- **WHAT IS BEING ASKED**
Write out the listing beneath this instruction in its entirety, exactly as it reads.

====== RECORDS SUPPLIED

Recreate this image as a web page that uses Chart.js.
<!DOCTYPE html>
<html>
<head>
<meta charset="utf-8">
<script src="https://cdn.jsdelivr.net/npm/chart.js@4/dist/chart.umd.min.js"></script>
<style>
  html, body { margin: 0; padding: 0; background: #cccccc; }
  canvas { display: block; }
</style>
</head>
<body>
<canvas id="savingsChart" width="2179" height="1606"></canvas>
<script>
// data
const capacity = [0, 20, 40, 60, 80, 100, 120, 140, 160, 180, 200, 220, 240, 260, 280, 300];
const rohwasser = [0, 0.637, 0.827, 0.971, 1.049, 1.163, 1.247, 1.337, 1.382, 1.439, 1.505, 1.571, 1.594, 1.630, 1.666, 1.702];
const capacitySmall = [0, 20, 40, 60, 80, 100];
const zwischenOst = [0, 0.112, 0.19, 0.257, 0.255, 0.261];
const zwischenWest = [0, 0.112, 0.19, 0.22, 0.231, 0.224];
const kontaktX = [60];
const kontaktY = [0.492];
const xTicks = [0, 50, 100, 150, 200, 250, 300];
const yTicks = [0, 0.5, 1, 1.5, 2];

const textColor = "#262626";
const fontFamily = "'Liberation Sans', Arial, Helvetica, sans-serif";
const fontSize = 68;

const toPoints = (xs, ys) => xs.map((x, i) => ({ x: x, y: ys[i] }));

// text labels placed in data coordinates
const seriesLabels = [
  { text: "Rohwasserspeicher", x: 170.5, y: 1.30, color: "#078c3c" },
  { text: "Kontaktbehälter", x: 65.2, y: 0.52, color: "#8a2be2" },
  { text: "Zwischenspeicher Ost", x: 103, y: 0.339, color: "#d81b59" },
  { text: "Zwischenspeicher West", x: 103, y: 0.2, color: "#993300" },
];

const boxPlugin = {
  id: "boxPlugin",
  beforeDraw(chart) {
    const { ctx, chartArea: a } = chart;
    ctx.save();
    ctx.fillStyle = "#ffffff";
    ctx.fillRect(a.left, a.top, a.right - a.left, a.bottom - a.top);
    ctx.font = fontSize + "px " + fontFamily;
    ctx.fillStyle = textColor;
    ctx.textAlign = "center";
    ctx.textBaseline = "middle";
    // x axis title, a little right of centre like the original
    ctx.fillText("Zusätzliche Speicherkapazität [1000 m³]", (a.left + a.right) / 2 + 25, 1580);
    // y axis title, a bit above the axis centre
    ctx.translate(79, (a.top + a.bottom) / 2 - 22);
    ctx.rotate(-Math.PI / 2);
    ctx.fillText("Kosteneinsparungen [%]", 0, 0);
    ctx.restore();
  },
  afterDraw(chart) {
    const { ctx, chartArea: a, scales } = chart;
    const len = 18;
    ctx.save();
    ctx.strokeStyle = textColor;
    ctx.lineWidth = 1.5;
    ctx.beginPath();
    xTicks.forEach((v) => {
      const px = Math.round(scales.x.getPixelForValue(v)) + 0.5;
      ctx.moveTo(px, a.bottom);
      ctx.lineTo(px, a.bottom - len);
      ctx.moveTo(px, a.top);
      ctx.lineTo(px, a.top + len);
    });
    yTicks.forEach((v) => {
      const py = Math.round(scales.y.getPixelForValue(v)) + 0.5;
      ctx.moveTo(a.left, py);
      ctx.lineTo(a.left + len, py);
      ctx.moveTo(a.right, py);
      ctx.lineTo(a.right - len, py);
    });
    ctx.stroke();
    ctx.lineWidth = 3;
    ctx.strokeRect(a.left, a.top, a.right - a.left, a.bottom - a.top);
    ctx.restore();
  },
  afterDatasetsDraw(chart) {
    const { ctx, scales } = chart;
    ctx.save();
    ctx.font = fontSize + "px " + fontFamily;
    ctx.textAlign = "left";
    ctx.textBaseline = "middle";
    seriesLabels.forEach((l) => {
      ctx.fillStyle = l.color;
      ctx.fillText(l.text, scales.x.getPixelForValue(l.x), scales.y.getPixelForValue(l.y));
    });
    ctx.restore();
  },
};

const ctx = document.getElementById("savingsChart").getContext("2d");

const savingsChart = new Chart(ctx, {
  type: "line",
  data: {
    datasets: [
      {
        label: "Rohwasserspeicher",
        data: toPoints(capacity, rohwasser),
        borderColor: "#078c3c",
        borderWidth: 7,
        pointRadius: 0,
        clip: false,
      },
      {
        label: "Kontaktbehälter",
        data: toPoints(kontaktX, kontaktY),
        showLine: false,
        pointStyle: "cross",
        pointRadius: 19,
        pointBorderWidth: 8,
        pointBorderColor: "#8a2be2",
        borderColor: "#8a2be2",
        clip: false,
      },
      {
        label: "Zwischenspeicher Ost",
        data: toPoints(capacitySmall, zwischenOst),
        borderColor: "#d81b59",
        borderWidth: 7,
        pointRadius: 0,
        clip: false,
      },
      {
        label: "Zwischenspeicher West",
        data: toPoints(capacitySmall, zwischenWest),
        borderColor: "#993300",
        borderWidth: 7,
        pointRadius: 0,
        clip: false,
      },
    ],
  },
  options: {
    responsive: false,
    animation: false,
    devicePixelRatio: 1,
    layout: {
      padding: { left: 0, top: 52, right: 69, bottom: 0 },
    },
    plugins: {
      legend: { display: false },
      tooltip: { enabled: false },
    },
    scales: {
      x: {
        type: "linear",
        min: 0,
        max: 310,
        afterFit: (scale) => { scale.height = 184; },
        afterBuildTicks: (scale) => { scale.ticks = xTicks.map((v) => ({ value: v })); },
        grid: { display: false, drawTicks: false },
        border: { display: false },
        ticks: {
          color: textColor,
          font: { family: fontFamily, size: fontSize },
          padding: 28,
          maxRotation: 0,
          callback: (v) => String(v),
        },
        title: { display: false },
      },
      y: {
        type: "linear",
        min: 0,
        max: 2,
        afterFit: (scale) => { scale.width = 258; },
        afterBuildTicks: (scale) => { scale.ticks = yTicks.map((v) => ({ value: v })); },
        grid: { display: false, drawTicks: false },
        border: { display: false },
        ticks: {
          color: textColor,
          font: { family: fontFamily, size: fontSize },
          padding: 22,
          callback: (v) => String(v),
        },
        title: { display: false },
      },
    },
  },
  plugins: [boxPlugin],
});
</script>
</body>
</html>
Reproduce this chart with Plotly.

============

- **EXERCISE SOLUTION**
Recreate this image as a web page that uses Chart.js.
<!DOCTYPE html>
<html>
<head>
<meta charset="utf-8">
<script src="https://cdn.jsdelivr.net/npm/chart.js@4/dist/chart.umd.min.js"></script>
<style>
  html, body { margin: 0; padding: 0; background: #cccccc; }
  canvas { display: block; }
</style>
</head>
<body>
<canvas id="savingsChart" width="2179" height="1606"></canvas>
<script>
// data
const capacity = [0, 20, 40, 60, 80, 100, 120, 140, 160, 180, 200, 220, 240, 260, 280, 300];
const rohwasser = [0, 0.637, 0.827, 0.971, 1.049, 1.163, 1.247, 1.337, 1.382, 1.439, 1.505, 1.571, 1.594, 1.630, 1.666, 1.702];
const capacitySmall = [0, 20, 40, 60, 80, 100];
const zwischenOst = [0, 0.112, 0.19, 0.257, 0.255, 0.261];
const zwischenWest = [0, 0.112, 0.19, 0.22, 0.231, 0.224];
const kontaktX = [60];
const kontaktY = [0.492];
const xTicks = [0, 50, 100, 150, 200, 250, 300];
const yTicks = [0, 0.5, 1, 1.5, 2];

const textColor = "#262626";
const fontFamily = "'Liberation Sans', Arial, Helvetica, sans-serif";
const fontSize = 68;

const toPoints = (xs, ys) => xs.map((x, i) => ({ x: x, y: ys[i] }));

// text labels placed in data coordinates
const seriesLabels = [
  { text: "Rohwasserspeicher", x: 170.5, y: 1.30, color: "#078c3c" },
  { text: "Kontaktbehälter", x: 65.2, y: 0.52, color: "#8a2be2" },
  { text: "Zwischenspeicher Ost", x: 103, y: 0.339, color: "#d81b59" },
  { text: "Zwischenspeicher West", x: 103, y: 0.2, color: "#993300" },
];

const boxPlugin = {
  id: "boxPlugin",
  beforeDraw(chart) {
    const { ctx, chartArea: a } = chart;
    ctx.save();
    ctx.fillStyle = "#ffffff";
    ctx.fillRect(a.left, a.top, a.right - a.left, a.bottom - a.top);
    ctx.font = fontSize + "px " + fontFamily;
    ctx.fillStyle = textColor;
    ctx.textAlign = "center";
    ctx.textBaseline = "middle";
    // x axis title, a little right of centre like the original
    ctx.fillText("Zusätzliche Speicherkapazität [1000 m³]", (a.left + a.right) / 2 + 25, 1580);
    // y axis title, a bit above the axis centre
    ctx.translate(79, (a.top + a.bottom) / 2 - 22);
    ctx.rotate(-Math.PI / 2);
    ctx.fillText("Kosteneinsparungen [%]", 0, 0);
    ctx.restore();
  },
  afterDraw(chart) {
    const { ctx, chartArea: a, scales } = chart;
    const len = 18;
    ctx.save();
    ctx.strokeStyle = textColor;
    ctx.lineWidth = 1.5;
    ctx.beginPath();
    xTicks.forEach((v) => {
      const px = Math.round(scales.x.getPixelForValue(v)) + 0.5;
      ctx.moveTo(px, a.bottom);
      ctx.lineTo(px, a.bottom - len);
      ctx.moveTo(px, a.top);
      ctx.lineTo(px, a.top + len);
    });
    yTicks.forEach((v) => {
      const py = Math.round(scales.y.getPixelForValue(v)) + 0.5;
      ctx.moveTo(a.left, py);
      ctx.lineTo(a.left + len, py);
      ctx.moveTo(a.right, py);
      ctx.lineTo(a.right - len, py);
    });
    ctx.stroke();
    ctx.lineWidth = 3;
    ctx.strokeRect(a.left, a.top, a.right - a.left, a.bottom - a.top);
    ctx.restore();
  },
  afterDatasetsDraw(chart) {
    const { ctx, scales } = chart;
    ctx.save();
    ctx.font = fontSize + "px " + fontFamily;
    ctx.textAlign = "left";
    ctx.textBaseline = "middle";
    seriesLabels.forEach((l) => {
      ctx.fillStyle = l.color;
      ctx.fillText(l.text, scales.x.getPixelForValue(l.x), scales.y.getPixelForValue(l.y));
    });
    ctx.restore();
  },
};

const ctx = document.getElementById("savingsChart").getContext("2d");

const savingsChart = new Chart(ctx, {
  type: "line",
  data: {
    datasets: [
      {
        label: "Rohwasserspeicher",
        data: toPoints(capacity, rohwasser),
        borderColor: "#078c3c",
        borderWidth: 7,
        pointRadius: 0,
        clip: false,
      },
      {
        label: "Kontaktbehälter",
        data: toPoints(kontaktX, kontaktY),
        showLine: false,
        pointStyle: "cross",
        pointRadius: 19,
        pointBorderWidth: 8,
        pointBorderColor: "#8a2be2",
        borderColor: "#8a2be2",
        clip: false,
      },
      {
        label: "Zwischenspeicher Ost",
        data: toPoints(capacitySmall, zwischenOst),
        borderColor: "#d81b59",
        borderWidth: 7,
        pointRadius: 0,
        clip: false,
      },
      {
        label: "Zwischenspeicher West",
        data: toPoints(capacitySmall, zwischenWest),
        borderColor: "#993300",
        borderWidth: 7,
        pointRadius: 0,
        clip: false,
      },
    ],
  },
  options: {
    responsive: false,
    animation: false,
    devicePixelRatio: 1,
    layout: {
      padding: { left: 0, top: 52, right: 69, bottom: 0 },
    },
    plugins: {
      legend: { display: false },
      tooltip: { enabled: false },
    },
    scales: {
      x: {
        type: "linear",
        min: 0,
        max: 310,
        afterFit: (scale) => { scale.height = 184; },
        afterBuildTicks: (scale) => { scale.ticks = xTicks.map((v) => ({ value: v })); },
        grid: { display: false, drawTicks: false },
        border: { display: false },
        ticks: {
          color: textColor,
          font: { family: fontFamily, size: fontSize },
          padding: 28,
          maxRotation: 0,
          callback: (v) => String(v),
        },
        title: { display: false },
      },
      y: {
        type: "linear",
        min: 0,
        max: 2,
        afterFit: (scale) => { scale.width = 258; },
        afterBuildTicks: (scale) => { scale.ticks = yTicks.map((v) => ({ value: v })); },
        grid: { display: false, drawTicks: false },
        border: { display: false },
        ticks: {
          color: textColor,
          font: { family: fontFamily, size: fontSize },
          padding: 22,
          callback: (v) => String(v),
        },
        title: { display: false },
      },
    },
  },
  plugins: [boxPlugin],
});
</script>
</body>
</html>
Reproduce this chart with Plotly.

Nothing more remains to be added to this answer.